Что он делает, что он делает?! Чтобы достигнуть полноты ощущения в зрительном зале, он скоро начнет впрыскивать запахи через спинки стульев, впускать дождь и ветер, щипать током, бить зрителей по голове — нет, добром это не кончится. Но если его прогонят, возьмет ли он меня на новое место — вот вопрос.
13 марта.
Вот те на! — она все же приехала. Катенька, жена дяди Филиппа. Ай да Катенька — прыткая дама. В два часа все у него прибрала, перетерла, сожгла мусор и, как она выразилась, ненужные бумаги — хорошо, что те папки я уже унес. Она, в общем-то, прибыла его хоронить, думала даже, что опоздает, но он, кажется, обманет ее и выздоровеет.
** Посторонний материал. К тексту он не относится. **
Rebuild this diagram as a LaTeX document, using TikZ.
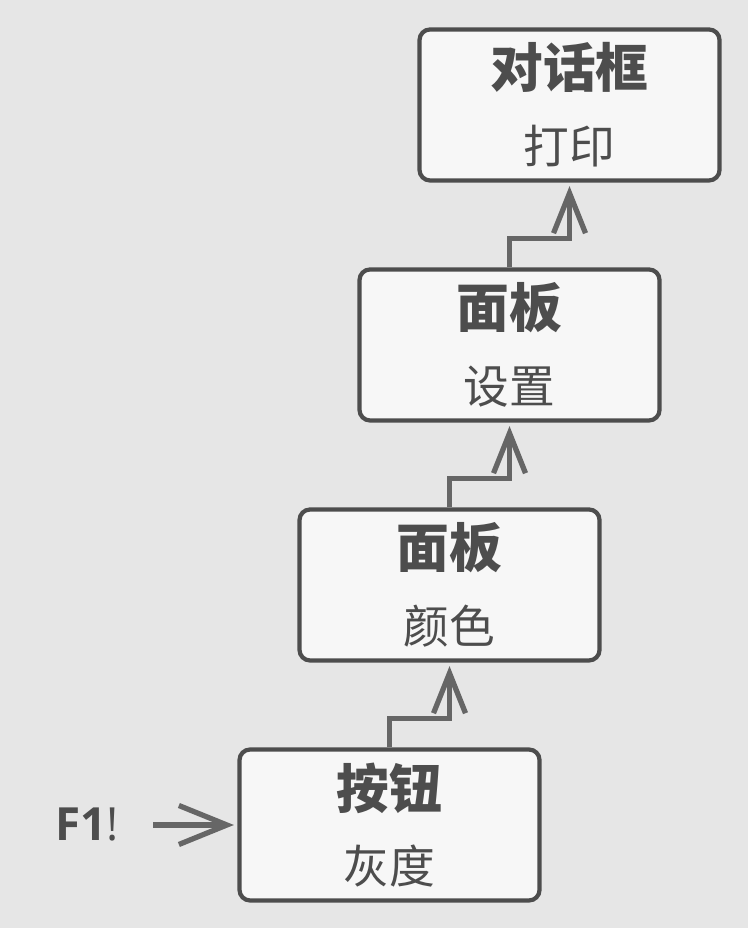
\documentclass[tikz,border=0pt]{standalone}
\usepackage{fontspec}
\setmainfont{Open Sans}
\newfontfamily\cjk{Noto Sans CJK SC}
\usetikzlibrary{arrows.meta}

\definecolor{bggray}{HTML}{E6E6E6}
\definecolor{boxfill}{HTML}{F7F7F7}
\definecolor{boxgray}{HTML}{4D4D4D}
\definecolor{arrowgray}{HTML}{666666}

\newcommand{\boxtitle}[1]{{\fontsize{15}{21.5}\selectfont\bfseries #1}}

\begin{document}
\begin{tikzpicture}[
                        every node/.style={text=boxgray},
                        execute at begin picture={\fill[bggray] (0,0) rectangle (7.48,9.28);} % background and margins
                    ]

    % Define custom styles for the boxes and the arrows
    \tikzset{
        panel/.style={
            draw=boxgray, fill=boxfill, line width=1.2pt, rounded corners=3pt,
            minimum width=3cm, minimum height=1.51cm, align=center,
            font=\cjk\fontsize{13}{21.5}\selectfont
        }
    }
    \tikzset{
        flow/.style={
            draw=arrowgray, line width=1.5pt, shorten >=1pt,
            -{Straight Barb[length=4mm, width=3.2mm]}
        }
    }

    % Boxes, from top to bottom
    \node[panel] (P1) at (5.695, 8.23) {\boxtitle{对话框}\\打印};
    \node[panel] (P2) at (5.095, 5.83) {\boxtitle{面板}\\设置};
    \node[panel] (P3) at (4.495, 3.43) {\boxtitle{面板}\\颜色};
    \node[panel] (P4) at (3.895, 1.03) {\boxtitle{按钮}\\灰度};

    % Key that starts it all
    \node[font=\fontsize{13}{16}\selectfont] (F1) at (0.87, 1.03) {\textbf{F1}!};

    % Edges between boxes
    \foreach \i in {4,3,2} {
        \pgfmathtruncatemacro{\iminusone}{\i-1}
        \draw[flow] (P\i.north) -- ++(0, 0.29) -| (P\iminusone.south);
    }
    \draw[flow, shorten <=0.22cm, -{Straight Barb[length=4.8mm, width=3.9mm]}] (F1) -- (P4);

\end{tikzpicture}
\end{document}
Пока ее к нему не пускают, даже не сообщают о приезде — ох, уж эта мне психология. Он, может быть, от радости тут же и подскочил бы здоровый с постели. Впрочем, ерунда — главное, хорошо бы, чтоб он не умирал.
15 марта.
Все же очень плохо без денег. А были бы деньги — тогда совсем другое дело.
16 марта.
Л. П., страх, боль страха.
18 марта.
Салевич сказал, что на лето прогонит меня поступать в институт и без института обратно не примет. Сдается мне, что не только на лето. Кажется, я ему надоел ужасно, кончилась моя карьера. Хотя неизвестно еще, удержится ли он сам после того, что мы покажем. Эта пальба на сцене, эти прыжки в зал и обратно, эти прожектора прямо зрителям в лицо — кошмар, наваждение! Нас просто побьют, побьют, не дожидаясь занавеса.